Start of Dataset content

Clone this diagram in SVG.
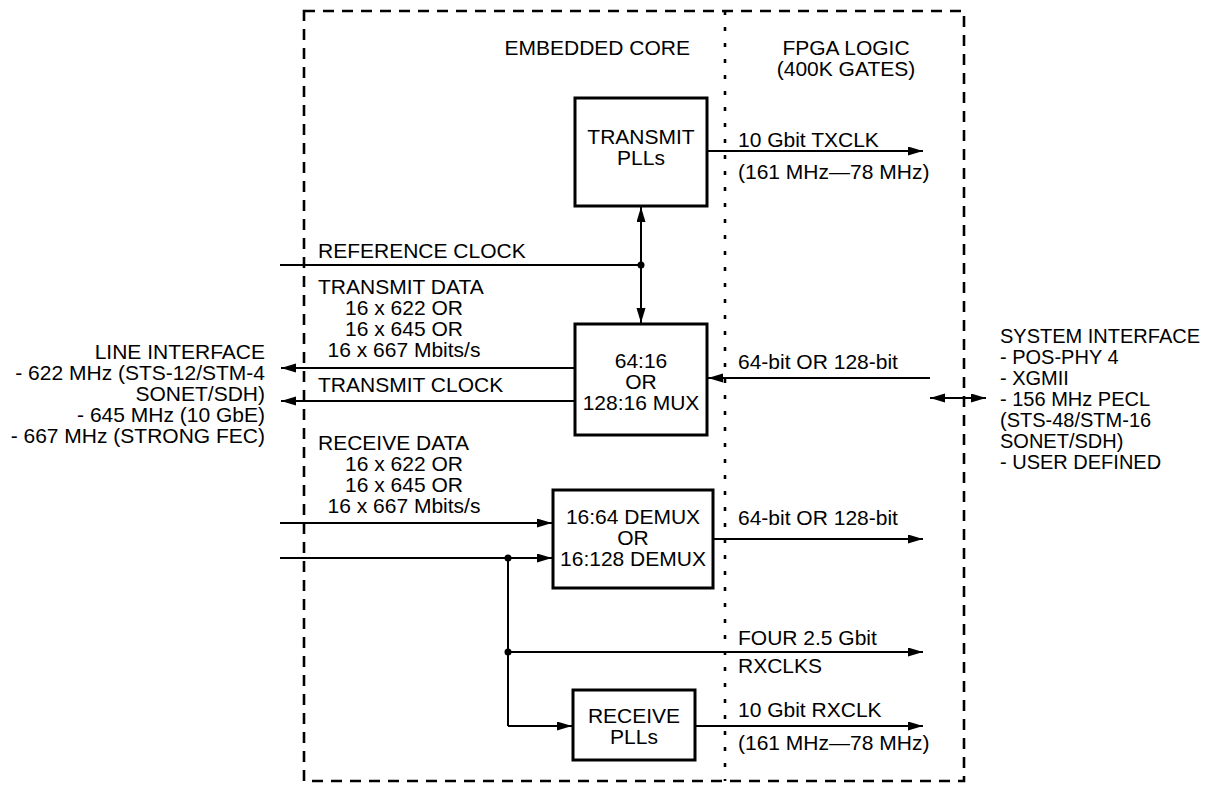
<svg xmlns="http://www.w3.org/2000/svg" width="1225" height="794" viewBox="0 0 1225 794">
<style>
text{font-family:"Liberation Sans",Arial,sans-serif;font-size:21px;fill:#000}
.m{text-anchor:middle}
.e{text-anchor:end}
.s{font-size:20px}
.box{fill:#fff;stroke:#000;stroke-width:3}
.ln{fill:none;stroke:#000;stroke-width:2}
.dash{fill:none;stroke:#000;stroke-width:2.6;stroke-dasharray:11 8}
.dot{fill:none;stroke:#000;stroke-width:2.6;stroke-dasharray:4 12}
</style>
<defs>
<marker id="ah" markerUnits="userSpaceOnUse" markerWidth="16" markerHeight="10" refX="15" refY="4.5" orient="auto-start-reverse">
<path d="M0,0 L15,4.5 L0,9 z" fill="#000"/>
</marker>
</defs>
<g id="frame">
<rect class="dash" x="304" y="11" width="660" height="770"/>
<line class="dot" x1="725" y1="11" x2="725" y2="781"/>
<text x="690" y="55" class="e">EMBEDDED CORE</text>
<text x="846" y="55" class="m">FPGA LOGIC</text>
<text x="846" y="76" class="m">(400K GATES)</text>
</g>
<g id="connectors">
<line class="ln" x1="707" y1="151" x2="923" y2="151" marker-end="url(#ah)"/>
<line class="ln" x1="641" y1="207" x2="641" y2="323" marker-start="url(#ah)" marker-end="url(#ah)"/>
<line class="ln" x1="280" y1="265" x2="641" y2="265"/>
<circle cx="641" cy="265" r="3.5"/>
<line class="ln" x1="575" y1="368" x2="281" y2="368" marker-end="url(#ah)"/>
<line class="ln" x1="575" y1="401" x2="281" y2="401" marker-end="url(#ah)"/>
<line class="ln" x1="930" y1="378" x2="708" y2="378" marker-end="url(#ah)"/>
<line class="ln" x1="930" y1="398" x2="986" y2="398" marker-start="url(#ah)" marker-end="url(#ah)"/>
<line class="ln" x1="280" y1="523" x2="552" y2="523" marker-end="url(#ah)"/>
<line class="ln" x1="280" y1="558" x2="552" y2="558" marker-end="url(#ah)"/>
<circle cx="508" cy="558" r="3.5"/>
<line class="ln" x1="713" y1="539" x2="923" y2="539" marker-end="url(#ah)"/>
<line class="ln" x1="508" y1="558" x2="508" y2="726"/>
<line class="ln" x1="508" y1="652" x2="923" y2="652" marker-end="url(#ah)"/>
<circle cx="508" cy="652" r="3.5"/>
<line class="ln" x1="508" y1="726" x2="572" y2="726" marker-end="url(#ah)"/>
<line class="ln" x1="695" y1="726" x2="923" y2="726" marker-end="url(#ah)"/>
</g>
<g id="labels">
<text x="738" y="147">10 Gbit TXCLK</text>
<text x="738" y="179">(161 MHz—78 MHz)</text>
<text x="318" y="258">REFERENCE CLOCK</text>
<text x="318" y="294">TRANSMIT DATA</text>
<text x="404" y="315" class="m">16 x 622 OR</text>
<text x="404" y="336" class="m">16 x 645 OR</text>
<text x="404" y="357" class="m">16 x 667 Mbits/s</text>
<text x="318" y="392">TRANSMIT CLOCK</text>
<text x="738" y="369">64-bit OR 128-bit</text>
<text x="318" y="450">RECEIVE DATA</text>
<text x="404" y="471" class="m">16 x 622 OR</text>
<text x="404" y="492" class="m">16 x 645 OR</text>
<text x="404" y="513" class="m">16 x 667 Mbits/s</text>
<text x="738" y="525">64-bit OR 128-bit</text>
<text x="738" y="645">FOUR 2.5 Gbit</text>
<text x="738" y="673">RXCLKS</text>
<text x="738" y="717">10 Gbit RXCLK</text>
<text x="738" y="750">(161 MHz—78 MHz)</text>
</g>
<g id="line-interface">
<text x="265" y="359" class="e">LINE INTERFACE</text>
<text x="265" y="380" class="e">- 622 MHz (STS-12/STM-4</text>
<text x="265" y="401" class="e">SONET/SDH)</text>
<text x="265" y="422" class="e">- 645 MHz (10 GbE)</text>
<text x="265" y="443" class="e">- 667 MHz (STRONG FEC)</text>
</g>
<g id="system-interface">
<text x="1000" y="343" class="s">SYSTEM INTERFACE</text>
<text x="1000" y="364" class="s">- POS-PHY 4</text>
<text x="1000" y="385" class="s">- XGMII</text>
<text x="1000" y="406" class="s">- 156 MHz PECL</text>
<text x="1000" y="427" class="s">(STS-48/STM-16</text>
<text x="1000" y="448" class="s">SONET/SDH)</text>
<text x="1000" y="469" class="s">- USER DEFINED</text>
</g>
<g id="transmit-plls">
<rect class="box" x="575" y="98" width="132" height="108"/>
<text x="641" y="144" class="m">TRANSMIT</text>
<text x="641" y="165" class="m">PLLs</text>
</g>
<g id="mux">
<rect class="box" x="575" y="324" width="132" height="111"/>
<text x="641" y="368" class="m">64:16</text>
<text x="641" y="389" class="m">OR</text>
<text x="641" y="410" class="m">128:16 MUX</text>
</g>
<g id="demux">
<rect class="box" x="553" y="490" width="160" height="98"/>
<text x="633" y="524" class="m">16:64 DEMUX</text>
<text x="633" y="545" class="m">OR</text>
<text x="633" y="566" class="m">16:128 DEMUX</text>
</g>
<g id="receive-plls">
<rect class="box" x="573" y="690" width="122" height="70"/>
<text x="634" y="723" class="m">RECEIVE</text>
<text x="634" y="744" class="m">PLLs</text>
</g>
</svg>
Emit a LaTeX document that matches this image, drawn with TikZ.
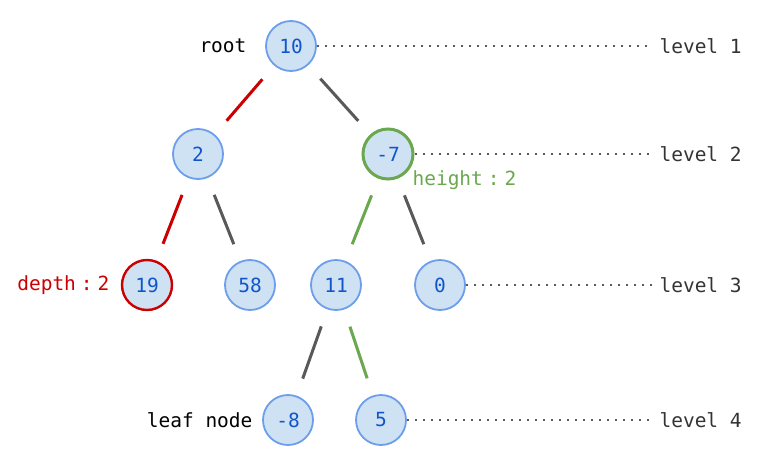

End of Dataset content

#### Your task:
Repeat the records in full, exactly as they appear, without the pictures.

#### Complete answer:
Clone this diagram in SVG.
<svg xmlns="http://www.w3.org/2000/svg" width="1225" height="794" viewBox="0 0 1225 794">
<style>
text{font-family:"Liberation Sans",Arial,sans-serif;font-size:21px;fill:#000}
.m{text-anchor:middle}
.e{text-anchor:end}
.s{font-size:20px}
.box{fill:#fff;stroke:#000;stroke-width:3}
.ln{fill:none;stroke:#000;stroke-width:2}
.dash{fill:none;stroke:#000;stroke-width:2.6;stroke-dasharray:11 8}
.dot{fill:none;stroke:#000;stroke-width:2.6;stroke-dasharray:4 12}
</style>
<defs>
<marker id="ah" markerUnits="userSpaceOnUse" markerWidth="16" markerHeight="10" refX="15" refY="4.5" orient="auto-start-reverse">
<path d="M0,0 L15,4.5 L0,9 z" fill="#000"/>
</marker>
</defs>
<g id="frame">
<rect class="dash" x="304" y="11" width="660" height="770"/>
<line class="dot" x1="725" y1="11" x2="725" y2="781"/>
<text x="690" y="55" class="e">EMBEDDED CORE</text>
<text x="846" y="55" class="m">FPGA LOGIC</text>
<text x="846" y="76" class="m">(400K GATES)</text>
</g>
<g id="connectors">
<line class="ln" x1="707" y1="151" x2="923" y2="151" marker-end="url(#ah)"/>
<line class="ln" x1="641" y1="207" x2="641" y2="323" marker-start="url(#ah)" marker-end="url(#ah)"/>
<line class="ln" x1="280" y1="265" x2="641" y2="265"/>
<circle cx="641" cy="265" r="3.5"/>
<line class="ln" x1="575" y1="368" x2="281" y2="368" marker-end="url(#ah)"/>
<line class="ln" x1="575" y1="401" x2="281" y2="401" marker-end="url(#ah)"/>
<line class="ln" x1="930" y1="378" x2="708" y2="378" marker-end="url(#ah)"/>
<line class="ln" x1="930" y1="398" x2="986" y2="398" marker-start="url(#ah)" marker-end="url(#ah)"/>
<line class="ln" x1="280" y1="523" x2="552" y2="523" marker-end="url(#ah)"/>
<line class="ln" x1="280" y1="558" x2="552" y2="558" marker-end="url(#ah)"/>
<circle cx="508" cy="558" r="3.5"/>
<line class="ln" x1="713" y1="539" x2="923" y2="539" marker-end="url(#ah)"/>
<line class="ln" x1="508" y1="558" x2="508" y2="726"/>
<line class="ln" x1="508" y1="652" x2="923" y2="652" marker-end="url(#ah)"/>
<circle cx="508" cy="652" r="3.5"/>
<line class="ln" x1="508" y1="726" x2="572" y2="726" marker-end="url(#ah)"/>
<line class="ln" x1="695" y1="726" x2="923" y2="726" marker-end="url(#ah)"/>
</g>
<g id="labels">
<text x="738" y="147">10 Gbit TXCLK</text>
<text x="738" y="179">(161 MHz—78 MHz)</text>
<text x="318" y="258">REFERENCE CLOCK</text>
<text x="318" y="294">TRANSMIT DATA</text>
<text x="404" y="315" class="m">16 x 622 OR</text>
<text x="404" y="336" class="m">16 x 645 OR</text>
<text x="404" y="357" class="m">16 x 667 Mbits/s</text>
<text x="318" y="392">TRANSMIT CLOCK</text>
<text x="738" y="369">64-bit OR 128-bit</text>
<text x="318" y="450">RECEIVE DATA</text>
<text x="404" y="471" class="m">16 x 622 OR</text>
<text x="404" y="492" class="m">16 x 645 OR</text>
<text x="404" y="513" class="m">16 x 667 Mbits/s</text>
<text x="738" y="525">64-bit OR 128-bit</text>
<text x="738" y="645">FOUR 2.5 Gbit</text>
<text x="738" y="673">RXCLKS</text>
<text x="738" y="717">10 Gbit RXCLK</text>
<text x="738" y="750">(161 MHz—78 MHz)</text>
</g>
<g id="line-interface">
<text x="265" y="359" class="e">LINE INTERFACE</text>
<text x="265" y="380" class="e">- 622 MHz (STS-12/STM-4</text>
<text x="265" y="401" class="e">SONET/SDH)</text>
<text x="265" y="422" class="e">- 645 MHz (10 GbE)</text>
<text x="265" y="443" class="e">- 667 MHz (STRONG FEC)</text>
</g>
<g id="system-interface">
<text x="1000" y="343" class="s">SYSTEM INTERFACE</text>
<text x="1000" y="364" class="s">- POS-PHY 4</text>
<text x="1000" y="385" class="s">- XGMII</text>
<text x="1000" y="406" class="s">- 156 MHz PECL</text>
<text x="1000" y="427" class="s">(STS-48/STM-16</text>
<text x="1000" y="448" class="s">SONET/SDH)</text>
<text x="1000" y="469" class="s">- USER DEFINED</text>
</g>
<g id="transmit-plls">
<rect class="box" x="575" y="98" width="132" height="108"/>
<text x="641" y="144" class="m">TRANSMIT</text>
<text x="641" y="165" class="m">PLLs</text>
</g>
<g id="mux">
<rect class="box" x="575" y="324" width="132" height="111"/>
<text x="641" y="368" class="m">64:16</text>
<text x="641" y="389" class="m">OR</text>
<text x="641" y="410" class="m">128:16 MUX</text>
</g>
<g id="demux">
<rect class="box" x="553" y="490" width="160" height="98"/>
<text x="633" y="524" class="m">16:64 DEMUX</text>
<text x="633" y="545" class="m">OR</text>
<text x="633" y="566" class="m">16:128 DEMUX</text>
</g>
<g id="receive-plls">
<rect class="box" x="573" y="690" width="122" height="70"/>
<text x="634" y="723" class="m">RECEIVE</text>
<text x="634" y="744" class="m">PLLs</text>
</g>
</svg>
Emit a LaTeX document that matches this image, drawn with TikZ.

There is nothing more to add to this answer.